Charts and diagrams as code

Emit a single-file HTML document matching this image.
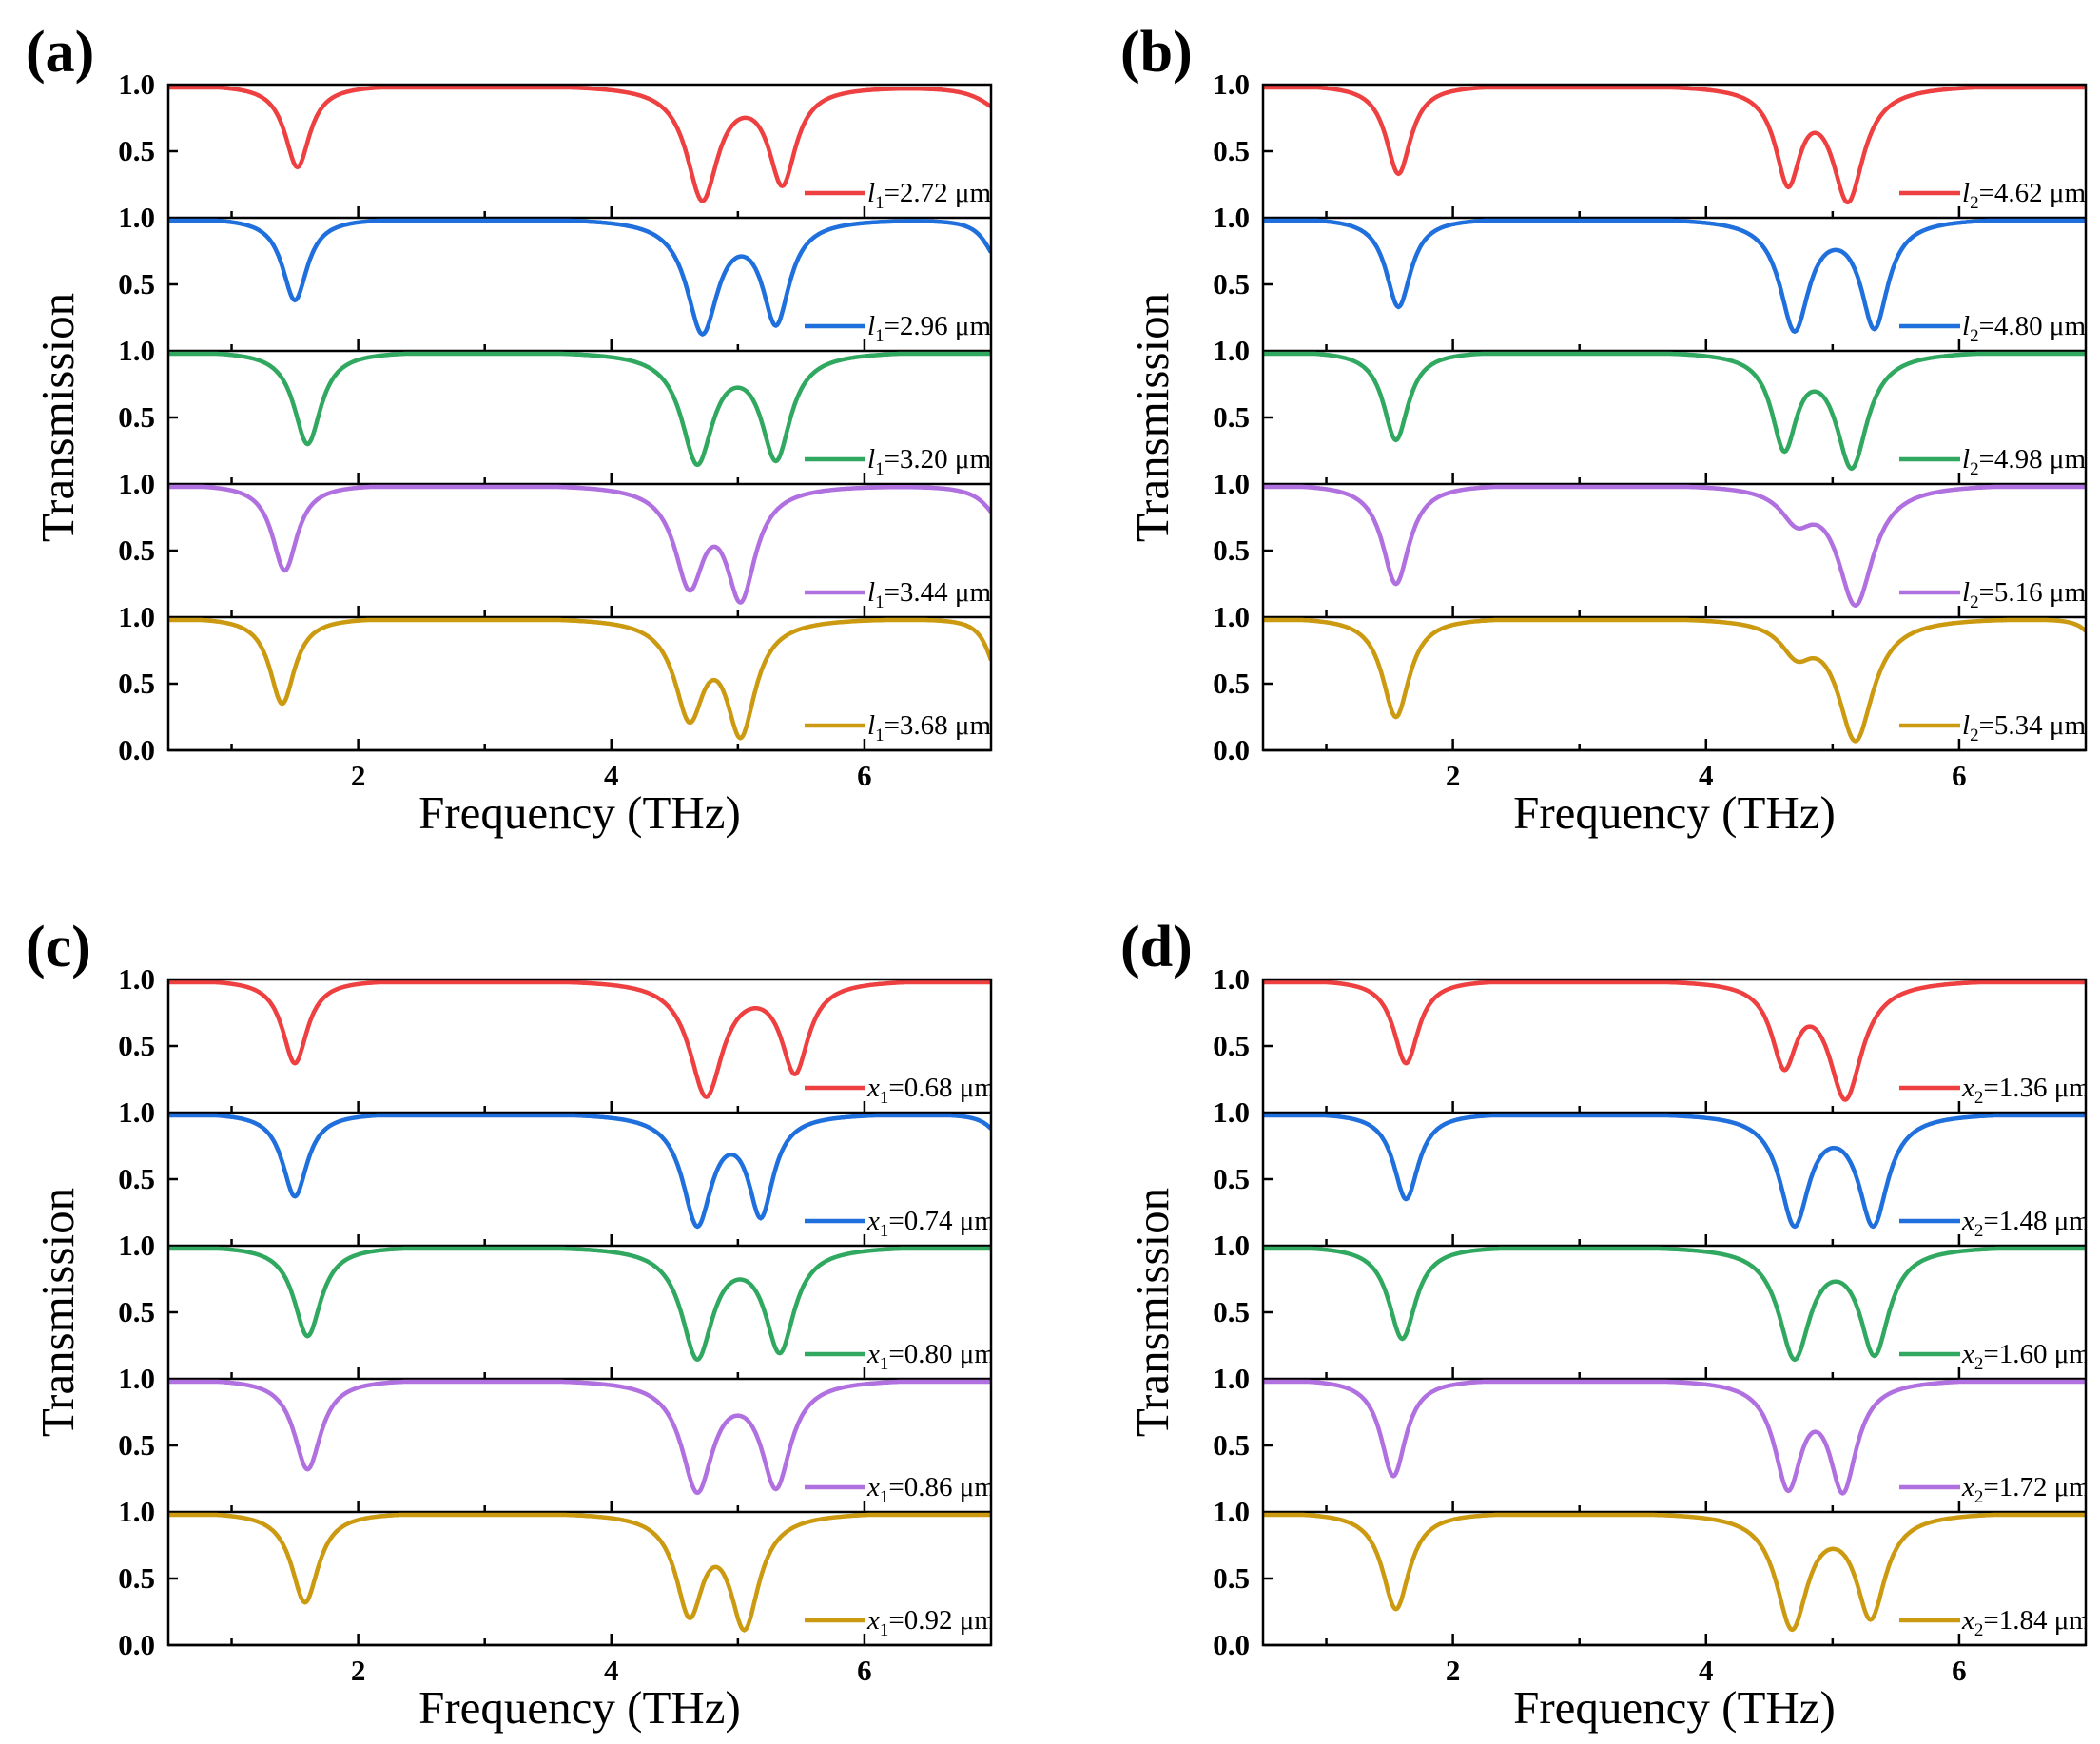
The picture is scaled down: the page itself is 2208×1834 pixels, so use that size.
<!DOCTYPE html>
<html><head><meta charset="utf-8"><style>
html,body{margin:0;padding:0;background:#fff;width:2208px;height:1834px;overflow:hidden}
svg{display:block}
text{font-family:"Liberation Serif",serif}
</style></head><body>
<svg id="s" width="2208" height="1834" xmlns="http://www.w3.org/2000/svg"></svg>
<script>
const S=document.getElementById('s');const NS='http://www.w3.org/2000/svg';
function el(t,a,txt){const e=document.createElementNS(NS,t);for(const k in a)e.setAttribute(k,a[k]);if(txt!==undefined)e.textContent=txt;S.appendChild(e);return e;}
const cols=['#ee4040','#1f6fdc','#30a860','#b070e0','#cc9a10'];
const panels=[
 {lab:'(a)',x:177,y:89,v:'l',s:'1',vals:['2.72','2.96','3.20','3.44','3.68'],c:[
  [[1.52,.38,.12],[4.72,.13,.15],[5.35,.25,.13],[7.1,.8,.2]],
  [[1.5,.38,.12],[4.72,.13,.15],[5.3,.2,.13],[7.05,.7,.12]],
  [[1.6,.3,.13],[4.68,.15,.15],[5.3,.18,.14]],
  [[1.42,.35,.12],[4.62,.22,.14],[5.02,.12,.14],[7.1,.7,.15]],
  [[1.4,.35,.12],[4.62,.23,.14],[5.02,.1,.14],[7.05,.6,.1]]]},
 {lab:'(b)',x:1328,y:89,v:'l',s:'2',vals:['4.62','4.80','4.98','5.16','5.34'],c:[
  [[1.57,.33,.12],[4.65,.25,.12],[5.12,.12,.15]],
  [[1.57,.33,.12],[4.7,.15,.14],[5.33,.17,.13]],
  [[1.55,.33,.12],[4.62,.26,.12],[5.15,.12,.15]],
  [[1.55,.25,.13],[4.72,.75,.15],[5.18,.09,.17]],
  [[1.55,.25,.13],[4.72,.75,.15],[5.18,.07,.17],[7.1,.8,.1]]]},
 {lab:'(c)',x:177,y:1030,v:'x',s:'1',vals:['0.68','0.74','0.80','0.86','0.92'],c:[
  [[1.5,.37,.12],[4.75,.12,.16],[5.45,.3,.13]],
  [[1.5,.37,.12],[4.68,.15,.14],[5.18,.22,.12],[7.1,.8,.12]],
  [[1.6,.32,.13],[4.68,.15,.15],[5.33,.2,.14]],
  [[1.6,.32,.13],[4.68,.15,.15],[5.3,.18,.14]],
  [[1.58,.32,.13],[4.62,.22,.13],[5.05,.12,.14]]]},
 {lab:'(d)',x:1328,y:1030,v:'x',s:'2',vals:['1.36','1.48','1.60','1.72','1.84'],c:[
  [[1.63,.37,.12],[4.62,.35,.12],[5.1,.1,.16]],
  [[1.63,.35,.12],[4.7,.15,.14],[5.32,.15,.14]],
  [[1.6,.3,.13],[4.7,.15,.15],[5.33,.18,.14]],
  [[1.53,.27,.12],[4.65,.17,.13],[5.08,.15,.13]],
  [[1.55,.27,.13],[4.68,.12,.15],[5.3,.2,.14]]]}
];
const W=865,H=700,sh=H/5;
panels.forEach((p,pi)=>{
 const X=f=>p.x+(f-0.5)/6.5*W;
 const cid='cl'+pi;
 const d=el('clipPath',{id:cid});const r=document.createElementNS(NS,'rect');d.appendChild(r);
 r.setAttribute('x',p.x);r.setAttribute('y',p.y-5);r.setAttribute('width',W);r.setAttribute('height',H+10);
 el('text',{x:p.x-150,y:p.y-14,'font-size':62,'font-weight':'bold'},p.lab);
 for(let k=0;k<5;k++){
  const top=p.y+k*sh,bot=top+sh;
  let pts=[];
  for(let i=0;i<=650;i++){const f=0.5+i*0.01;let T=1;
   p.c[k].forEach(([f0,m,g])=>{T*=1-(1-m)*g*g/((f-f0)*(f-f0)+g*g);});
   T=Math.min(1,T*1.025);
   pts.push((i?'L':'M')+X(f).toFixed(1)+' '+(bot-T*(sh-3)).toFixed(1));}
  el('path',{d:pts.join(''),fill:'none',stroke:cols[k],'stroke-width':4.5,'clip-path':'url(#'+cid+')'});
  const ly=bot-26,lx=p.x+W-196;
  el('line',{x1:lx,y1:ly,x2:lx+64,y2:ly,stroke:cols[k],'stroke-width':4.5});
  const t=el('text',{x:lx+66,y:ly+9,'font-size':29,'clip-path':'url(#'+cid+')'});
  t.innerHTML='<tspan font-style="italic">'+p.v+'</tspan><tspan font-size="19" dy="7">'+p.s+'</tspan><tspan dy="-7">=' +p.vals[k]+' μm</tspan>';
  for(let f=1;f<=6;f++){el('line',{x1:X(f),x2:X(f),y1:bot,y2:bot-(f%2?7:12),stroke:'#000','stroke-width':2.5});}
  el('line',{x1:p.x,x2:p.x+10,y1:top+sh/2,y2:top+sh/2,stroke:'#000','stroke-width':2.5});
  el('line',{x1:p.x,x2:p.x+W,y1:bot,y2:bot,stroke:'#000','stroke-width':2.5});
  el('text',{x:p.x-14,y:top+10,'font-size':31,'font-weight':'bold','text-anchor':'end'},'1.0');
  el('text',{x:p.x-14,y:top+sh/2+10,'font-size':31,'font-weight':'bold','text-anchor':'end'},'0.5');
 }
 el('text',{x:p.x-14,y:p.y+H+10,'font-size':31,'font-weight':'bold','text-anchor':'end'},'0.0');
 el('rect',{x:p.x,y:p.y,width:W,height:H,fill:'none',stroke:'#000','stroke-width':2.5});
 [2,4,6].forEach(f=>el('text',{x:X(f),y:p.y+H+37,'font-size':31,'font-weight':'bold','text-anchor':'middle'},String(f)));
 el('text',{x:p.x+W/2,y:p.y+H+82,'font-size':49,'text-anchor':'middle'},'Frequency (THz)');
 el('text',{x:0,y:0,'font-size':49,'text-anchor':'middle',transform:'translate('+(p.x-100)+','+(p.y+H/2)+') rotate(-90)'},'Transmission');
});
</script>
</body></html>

...

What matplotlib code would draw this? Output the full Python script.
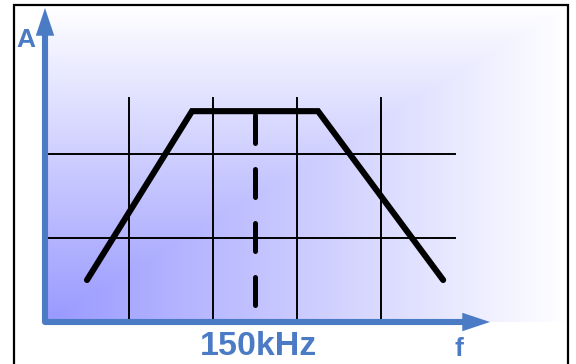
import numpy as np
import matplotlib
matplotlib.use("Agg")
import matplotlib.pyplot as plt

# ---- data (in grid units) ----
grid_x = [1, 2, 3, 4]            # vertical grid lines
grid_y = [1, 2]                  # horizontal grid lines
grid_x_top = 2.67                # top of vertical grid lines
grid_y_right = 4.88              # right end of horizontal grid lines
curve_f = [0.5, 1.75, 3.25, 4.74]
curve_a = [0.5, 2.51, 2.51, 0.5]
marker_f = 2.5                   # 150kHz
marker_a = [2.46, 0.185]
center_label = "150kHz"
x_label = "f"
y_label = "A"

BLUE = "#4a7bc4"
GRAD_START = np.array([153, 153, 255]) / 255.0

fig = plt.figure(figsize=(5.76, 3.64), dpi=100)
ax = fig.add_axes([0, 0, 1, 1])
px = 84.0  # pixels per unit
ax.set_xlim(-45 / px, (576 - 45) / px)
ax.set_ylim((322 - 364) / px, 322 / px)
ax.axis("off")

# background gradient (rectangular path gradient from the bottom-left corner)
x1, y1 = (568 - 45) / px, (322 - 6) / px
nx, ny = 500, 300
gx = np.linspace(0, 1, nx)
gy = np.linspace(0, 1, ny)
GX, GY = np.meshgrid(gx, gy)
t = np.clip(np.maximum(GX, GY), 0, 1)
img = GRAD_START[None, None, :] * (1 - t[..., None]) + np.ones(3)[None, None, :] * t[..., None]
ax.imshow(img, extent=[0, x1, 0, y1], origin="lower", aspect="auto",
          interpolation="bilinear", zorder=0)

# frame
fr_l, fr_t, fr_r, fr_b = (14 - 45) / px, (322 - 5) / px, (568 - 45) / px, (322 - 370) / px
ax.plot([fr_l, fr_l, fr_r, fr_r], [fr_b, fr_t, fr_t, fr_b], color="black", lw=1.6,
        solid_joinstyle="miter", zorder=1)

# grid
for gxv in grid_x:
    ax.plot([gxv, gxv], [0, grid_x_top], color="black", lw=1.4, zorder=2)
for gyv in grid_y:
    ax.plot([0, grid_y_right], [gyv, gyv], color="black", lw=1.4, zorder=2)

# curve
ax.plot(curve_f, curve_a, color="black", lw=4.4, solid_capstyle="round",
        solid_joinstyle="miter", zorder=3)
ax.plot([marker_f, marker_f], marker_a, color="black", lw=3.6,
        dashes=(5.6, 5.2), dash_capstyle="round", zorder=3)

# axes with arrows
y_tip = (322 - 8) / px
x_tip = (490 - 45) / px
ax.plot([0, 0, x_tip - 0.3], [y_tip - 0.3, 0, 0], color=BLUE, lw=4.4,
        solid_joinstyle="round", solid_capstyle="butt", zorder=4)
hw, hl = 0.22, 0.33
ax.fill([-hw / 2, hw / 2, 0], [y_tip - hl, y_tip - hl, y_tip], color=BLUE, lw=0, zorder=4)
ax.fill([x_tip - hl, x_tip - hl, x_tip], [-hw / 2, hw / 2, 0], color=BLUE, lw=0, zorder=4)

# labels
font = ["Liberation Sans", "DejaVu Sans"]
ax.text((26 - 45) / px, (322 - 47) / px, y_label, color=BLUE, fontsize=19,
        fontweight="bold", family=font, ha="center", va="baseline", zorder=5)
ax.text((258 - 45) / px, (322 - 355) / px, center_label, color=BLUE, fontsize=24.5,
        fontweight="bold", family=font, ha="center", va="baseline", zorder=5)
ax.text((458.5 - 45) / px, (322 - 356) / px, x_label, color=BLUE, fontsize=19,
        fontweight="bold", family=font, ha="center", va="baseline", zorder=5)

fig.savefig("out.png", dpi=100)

Exercise instructions> In the records above, tally the lines where the word "script" appears, and give the number and nothing else.

Response to this task> 3